Federal Energy Star tax credits are available for far more household applications than solar panels. A new garage door can net up to $1,500 in tax savings, but the tax credit comes with limits and a warning. The garage door tax credit covers 30 percent of the purchase price for a garage door installed in 2010, but it does not include installation and labor costs.
The Fine Print
The tax credit is designed to encourage energy efficiency, so only efficient garage doors are eligible. The IRS requires a certification from the manufacturer confirming that the U-Factor and solar heat gain coefficient are less than or equal to 0.3. Both numbers measure the amount of heat that can transfer through the door. The door must also be installed in an insulated garage at your primary residence.
Take care insulating the garage. Fumes from cars, chemicals and gas-powered tools can leak into the house from an attached garage. Be sure to insulate and tightly seal the wall between the house and the garage if you have an insulated, attached garage.
What to Look For
Energy Star does not maintain a list of qualifying garage doors, but there are various designs and products that make the grade.
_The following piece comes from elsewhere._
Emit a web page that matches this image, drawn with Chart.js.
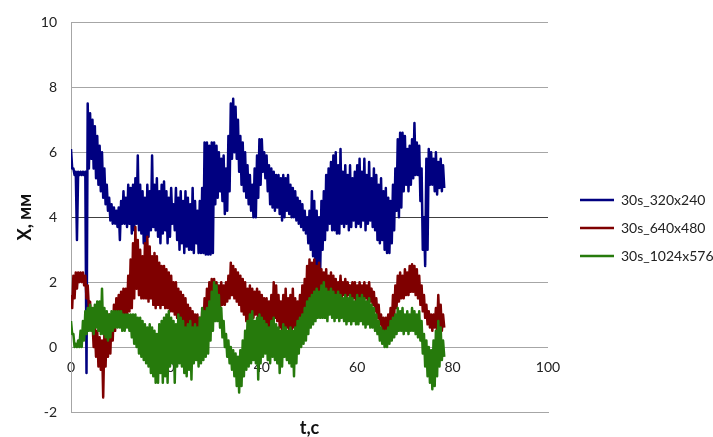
<!DOCTYPE html>
<html>
<head>
<meta charset="utf-8">
<script src="https://cdn.jsdelivr.net/npm/chart.js@4.4.1/dist/chart.umd.min.js"></script>
<style>
  html, body { margin: 0; padding: 0; background: #fff; }
  #wrap { width: 713px; height: 437px; }
</style>
</head>
<body>
<div id="wrap"><canvas id="chart" width="713" height="437"></canvas></div>
<script>
// each series: upper and lower swing of the noisy trace every 0.5 s
const STEP = 0.5;
const seriesNames = ['30s_320x240', '30s_640x480', '30s_1024x576'];
const seriesColors = ['#000080', '#7f0000', '#267a0c'];

const blueHi = [
  6.1, 5.5, 5.4, 5.4, 5.4, 5.4, 5.4, 7.5, 7.2, 7.0,
  6.8, 6.5, 6.2, 6.0, 5.5, 5.0, 4.6, 4.4, 4.3, 4.2,
  4.3, 4.5, 4.8, 4.6, 5.0, 4.9, 5.0, 5.2, 5.9, 5.0,
  4.8, 4.6, 5.0, 4.8, 5.9, 5.0, 5.2, 4.8, 5.0, 5.1,
  4.8, 4.6, 4.9, 4.4, 4.9, 4.6, 4.8, 4.5, 4.8, 4.6,
  4.4, 4.9, 4.5, 4.2, 4.5, 4.9, 6.3, 6.3, 6.2, 6.3,
  6.3, 6.2, 6.0, 5.8, 5.9, 5.5, 6.5, 7.5, 7.65, 7.4,
  7.0, 6.5, 6.3, 6.0, 5.6, 5.3, 5.0, 5.5, 5.9, 6.4,
  6.4, 6.0, 5.9, 5.6, 5.5, 5.4, 5.3, 5.3, 5.2, 5.3,
  5.2, 5.3, 5.0, 4.9, 4.8, 4.6, 4.5, 4.4, 4.2, 4.0,
  4.2, 4.8, 4.5, 4.2, 4.0, 4.5, 4.8, 5.3, 5.5, 5.7,
  5.9, 6.0, 5.6, 6.1, 5.4, 5.6, 5.3, 5.6, 5.2, 5.4,
  5.6, 5.8, 5.4, 5.8, 5.3, 5.7, 5.2, 5.5, 5.3, 5.0,
  5.2, 4.8, 4.9, 4.6, 4.5, 5.0, 5.5, 6.4, 6.6, 6.6,
  6.5, 6.1, 6.2, 6.4, 6.9, 6.3, 6.2, 5.5, 4.0, 5.8,
  6.1, 6.0, 5.8, 6.0, 5.7, 5.8, 5.6
];
const blueLo = [
  5.5, 5.3, 3.3, 5.3, 5.3, 5.3, -0.8, 5.5, 5.8, 5.5,
  5.2, 5.0, 4.8, 4.6, 4.4, 4.2, 3.9, 3.8, 3.8, 3.7,
  3.3, 3.8, 3.8, 3.7, 3.8, 3.5, 3.6, 3.8, 3.6, 3.5,
  3.2, 2.8, 3.4, 3.6, 3.7, 3.6, 3.4, 3.2, 3.5, 3.6,
  3.2, 3.4, 3.8, 3.6, 3.3, 3.0, 3.2, 2.9, 3.1, 3.0,
  3.0, 2.9, 3.2, 2.9, 2.9, 2.9, 2.85, 2.85, 2.85, 2.9,
  4.4, 4.6, 4.8, 4.5, 4.1, 4.2, 4.8, 5.8, 6.0, 5.8,
  5.4, 5.0, 4.8, 4.6, 4.4, 4.2, 4.0, 4.0, 4.6, 5.0,
  5.4, 5.2, 4.8, 4.4, 4.3, 4.2, 4.3, 4.1, 3.9, 4.0,
  4.2, 4.1, 4.0, 4.0, 3.9, 3.8, 3.7, 3.6, 3.5, 3.2,
  3.0, 2.8, 2.5, 2.3, 2.4, 3.0, 3.3, 3.6, 3.8, 3.6,
  3.6, 3.5, 3.5, 3.8, 3.7, 3.8, 3.6, 3.7, 3.9, 3.7,
  3.8, 3.7, 3.9, 3.6, 3.8, 3.9, 3.7, 3.6, 3.3, 3.2,
  3.3, 3.0, 2.9, 2.9, 3.2, 3.6, 4.2, 4.0, 4.3, 4.8,
  5.0, 4.8, 5.0, 5.2, 5.3, 5.3, 4.5, 3.0, 2.5, 3.0,
  5.0, 5.0, 4.8, 4.7, 4.9, 4.8, 4.9
];

const redHi = [
  1.6, 2.2, 2.3, 2.3, 2.3, 2.3, 2.2, 1.9, 1.4, 0.8,
  0.6, 0.5, 0.3, 0.2, 0.4, 0.8, 1.0, 1.0, 1.3, 1.5,
  1.6, 1.7, 1.8, 1.8, 2.2, 2.7, 3.2, 3.7, 3.3, 3.0,
  2.8, 3.2, 3.4, 3.1, 2.8, 2.9, 2.8, 2.6, 2.5, 2.5,
  2.4, 2.3, 2.2, 2.0, 2.0, 1.8, 1.7, 1.6, 1.5, 1.3,
  1.2, 1.1, 1.0, 1.0, 0.9, 1.1, 1.5, 1.8, 2.0, 2.1,
  2.1, 2.0, 1.9, 2.0, 1.9, 2.0, 2.2, 2.6, 2.5, 2.4,
  2.3, 2.2, 2.1, 2.0, 1.8, 1.9, 1.8, 1.7, 1.8, 1.7,
  1.6, 1.5, 1.5, 1.4, 1.6, 2.0, 1.9, 1.6, 1.4, 1.6,
  1.8, 1.5, 1.6, 1.8, 1.5, 1.4, 1.6, 1.9, 2.1, 2.5,
  2.7, 2.6, 2.7, 2.5, 2.6, 2.4, 2.3, 2.4, 2.2, 2.3,
  2.2, 2.1, 2.0, 2.2, 2.0, 2.1, 2.0, 1.9, 2.0, 2.0,
  1.9, 2.0, 1.9, 2.0, 1.9, 2.0, 1.8, 1.7, 1.5, 1.3,
  1.0, 0.9, 0.9, 1.0, 1.2, 1.6, 1.9, 2.2, 2.3, 2.2,
  2.4, 2.3, 2.5, 2.55, 2.5, 2.4, 2.2, 1.9, 1.6, 1.3,
  1.1, 1.0, 1.0, 1.2, 1.6, 1.3, 1.0
];
const redLo = [
  1.2, 1.5, 1.8, 2.0, 2.0, 1.9, 1.5, 1.2, 0.6, 0.0,
  -0.3, -0.6, -0.7, -1.55, -0.6, -0.3, -0.2, 0.2, 0.5, 0.8,
  0.8, 0.9, 0.9, 1.0, 1.1, 1.2, 1.5, 1.8, 1.6, 1.5,
  1.5, 1.5, 1.4, 1.5, 1.3, 1.2, 1.3, 1.2, 1.3, 1.2,
  1.2, 1.1, 1.1, 1.0, 0.9, 0.9, 0.7, 0.6, 0.5, 0.5,
  0.4, 0.3, 0.3, 0.3, 0.3, 0.4, 0.6, 0.9, 1.2, 1.3,
  1.4, 1.3, 1.2, 1.3, 1.3, 1.4, 1.5, 1.6, 1.5, 1.4,
  1.3, 1.1, 1.0, 0.8, 0.7, 0.6, 0.9, 1.0, 0.9, 0.8,
  0.8, 0.7, 0.6, 0.6, 0.7, 0.9, 0.8, 0.6, 0.5, 0.5,
  0.6, 0.5, 0.4, 0.6, 0.5, 0.6, 0.7, 0.9, 1.1, 1.3,
  1.4, 1.5, 1.5, 1.4, 1.5, 1.4, 1.4, 1.3, 1.3, 1.4,
  1.3, 1.4, 1.5, 1.5, 1.6, 1.5, 1.6, 1.5, 1.5, 1.4,
  1.4, 1.5, 1.4, 1.5, 1.4, 1.4, 1.3, 1.1, 0.9, 0.7,
  0.5, 0.4, 0.4, 0.5, 0.6, 0.9, 1.2, 1.4, 1.5, 1.5,
  1.6, 1.6, 1.7, 1.7, 1.6, 1.5, 1.3, 1.1, 0.9, 0.7,
  0.6, 0.5, 0.6, 0.5, 0.6, 0.5, 0.6
];

const greenHi = [
  0.8, 0.4, 0.1, 0.2, 0.5, 0.8, 1.1, 1.2, 1.3, 1.2,
  1.3, 1.4, 1.4, 1.8, 1.2, 1.1, 1.0, 1.1, 1.1, 1.1,
  1.1, 1.1, 1.0, 1.0, 1.0, 1.0, 1.0, 1.0, 0.9, 0.9,
  0.8, 0.7, 0.6, 0.7, 0.6, 0.5, 0.4, 0.7, 0.8, 0.9,
  1.0, 1.1, 0.9, 0.8, 0.7, 1.0, 0.9, 0.8, 0.6, 0.7,
  0.8, 0.6, 0.7, 0.6, 0.9, 1.2, 1.1, 1.2, 1.4, 1.7,
  2.0, 1.9, 1.6, 1.2, 0.8, 0.4, 0.2, 0.0, -0.1, -0.2,
  -0.3, -0.1, 0.2, 0.5, 0.8, 1.0, 1.1, 0.8, 0.9, 1.0,
  0.9, 0.8, 0.7, 0.6, 0.8, 0.9, 0.7, 0.6, 0.5, 0.7,
  0.6, 0.5, 0.6, 0.5, 0.6, 0.8, 0.9, 1.0, 1.2, 1.4,
  1.5, 1.6, 1.7, 1.8, 1.7, 1.9, 2.0, 1.8, 1.7, 1.8,
  1.7, 1.6, 1.7, 1.6, 1.5, 1.6, 1.5, 1.6, 1.5, 1.4,
  1.6, 1.5, 1.6, 1.5, 1.4, 1.5, 1.3, 1.2, 1.0, 0.8,
  0.6, 0.5, 0.5, 0.6, 0.8, 0.9, 1.0, 1.2, 1.1, 1.2,
  1.0, 1.1, 1.0, 1.2, 1.1, 1.0, 1.1, 0.8, 0.4, 0.2,
  0.0, -0.1, 0.2, 0.5, 0.8, 0.6, 0.2
];
const greenLo = [
  0.4, 0.0, 0.0, 0.0, 0.0, 0.2, 0.4, 0.5, 0.5, 0.4,
  0.6, 0.5, 0.4, 0.4, 0.3, 0.2, 0.3, 0.5, 0.6, 0.6,
  0.6, 0.5, 0.5, 0.6, 0.5, 0.3, 0.1, 0.0, -0.2, -0.3,
  -0.4, -0.5, -0.6, -0.8, -0.9, -1.1, -1.1, -0.8, -1.1, -0.9,
  -1.1, -0.6, -0.5, -1.1, -0.6, -0.5, -0.6, -0.8, -0.9, -0.7,
  -1.0, -0.5, -0.4, -0.6, -0.5, -0.4, -0.3, -0.2, 0.2, 0.5,
  0.8, 0.8, 0.6, 0.3, 0.0, -0.3, -0.5, -0.7, -0.9, -1.2,
  -1.4, -1.2, -0.9, -0.7, -0.6, -0.5, -0.4, -0.5, -1.0, -0.5,
  -0.3, -0.2, -0.4, -0.5, -0.3, -0.4, -0.5, -0.8, -0.6, -0.3,
  -0.4, -0.5, -0.6, -0.9, -0.5, -0.2, 0.0, 0.1, 0.2, 0.4,
  0.6, 0.7, 0.8, 0.9, 0.9, 0.9, 0.9, 0.8, 1.0, 0.9,
  0.8, 0.9, 0.8, 0.9, 0.8, 0.7, 0.8, 0.7, 0.8, 0.7,
  0.7, 0.8, 0.7, 0.6, 0.7, 0.6, 0.6, 0.5, 0.4, 0.2,
  0.1, 0.0, 0.0, 0.1, 0.2, 0.3, 0.4, 0.5, 0.5, 0.4,
  0.5, 0.4, 0.5, 0.5, 0.4, 0.3, 0.2, -0.2, -0.6, -0.9,
  -1.1, -1.3, -1.2, -0.9, -0.6, -0.4, -0.3
];

const xTicks = [0, 20, 40, 60, 80, 100];
const yTicks = [-2, 0, 2, 4, 6, 8, 10];

// trace swings from the upper to the lower value inside each 0.5 s sample
function swing(hi, lo) {
  const pts = [];
  hi.forEach((v, i) => {
    pts.push({ x: i * STEP, y: v });
    pts.push({ x: i * STEP + STEP / 2, y: lo[i] });
  });
  return pts;
}

const font = 'Lato';
const traces = [[blueHi, blueLo], [redHi, redLo], [greenHi, greenLo]];

const datasets = traces.map((t, i) => ({
  label: seriesNames[i],
  data: swing(t[0], t[1]),
  borderColor: seriesColors[i],
  backgroundColor: seriesColors[i],
  borderWidth: 2.5,
  borderJoinStyle: 'round',
  pointRadius: 0,
  tension: 0,
  order: 3 - i
}));

new Chart(document.getElementById('chart'), {
  type: 'line',
  data: { datasets: datasets },
  options: {
    responsive: false,
    animation: false,
    events: [],
    layout: { padding: { top: 15, right: 0, bottom: 0, left: 0 } },
    plugins: {
      tooltip: { enabled: false },
      legend: {
        position: 'right',
        fullSize: true,
        maxWidth: 147,
        title: { display: true, text: '', padding: { top: 1, bottom: 2 }, font: { size: 1, lineHeight: 1 } },
        labels: {
          usePointStyle: true,
          pointStyle: 'line',
          pointStyleWidth: 34,
          padding: 14,
          color: '#222',
          font: { family: font, size: 14 },
          sort: (a, b) => a.datasetIndex - b.datasetIndex
        }
      }
    },
    scales: {
      x: {
        type: 'linear',
        min: 0, max: 100,
        grid: { display: false },
        border: { display: true, color: '#a6a6a6' },
        ticks: { display: false },
        title: {
          display: true, text: 't,c', color: '#111',
          font: { family: font, size: 18, weight: 'bold', lineHeight: 1 },
          padding: { top: 7, bottom: 0 }
        },
        afterFit: s => { s.height = 25; }
      },
      xLabels: {
        type: 'linear',
        position: { y: 0 },
        min: 0, max: 100,
        afterBuildTicks: s => { s.ticks = xTicks.map(v => ({ value: v })); },
        grid: { display: false, drawTicks: false },
        border: { display: false },
        ticks: { color: '#222', font: { family: font, size: 14 }, padding: 12 }
      },
      y: {
        min: -2, max: 10,
        afterBuildTicks: s => { s.ticks = yTicks.map(v => ({ value: v })); },
        grid: {
          drawTicks: false,
          color: c => (c.tick && c.tick.value === 4) ? '#404040' : '#a6a6a6'
        },
        border: { display: true, color: '#a6a6a6' },
        ticks: { color: '#222', font: { family: font, size: 14 }, padding: 14 },
        title: {
          display: true, text: 'X, мм', color: '#111',
          font: { family: font, size: 18, weight: 'bold', lineHeight: 1 },
          padding: { top: 16, bottom: 0 }
        },
        afterFit: s => { s.width = 71; }
      },
      gap: {
        position: 'right',
        min: 0, max: 1,
        grid: { display: false },
        border: { display: false },
        ticks: { display: false },
        afterFit: s => { s.width = 18; }
      }
    }
  }
});
</script>
</body>
</html>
Some of the best doors include insulation between the metal surfaces, as well as thermal breaks to reduce heat transfer. Vinyl, fiberglass and wood doors may offer natural insulation, but typically not as much as metal doors with layers of extra insulation.
Look for garage doors with high insulation R values. Some models offer R values up to 18. Also look for efficient double-pane windows, and weather seals on the bottom edge to keep heat from leaking in and out under the door.
Install it Right
Installation is important. Be sure to mount the garage door with a tight seal around the frame and add weather strips if necessary. If you hire a professional, check specific references for clients who installed energy-efficient garage doors.
A more elaborate and energy-efficient garage door can cost up to $2,000, while a basic door costs about $300. The additional cost only makes sense if you regularly use the garage as a workshop or social space. An energy-efficient garage door in an insulated garage can keep you from wasting energy blasting a space heater or air conditioner. If you mainly park your car and store extra stuff in the garage, there is no reason to insulate or buy an expensive door.
If you want to improve the energy efficiency of your garage, you might also consider an insulation kit for a functional, existing garage door. Just be sure not to create a fire hazard, and make sure the added insulation doesn't make the door too heavy for the garage door opener.
Energy-efficient garage doors are eligible for a federal tax credit of up to $1,500.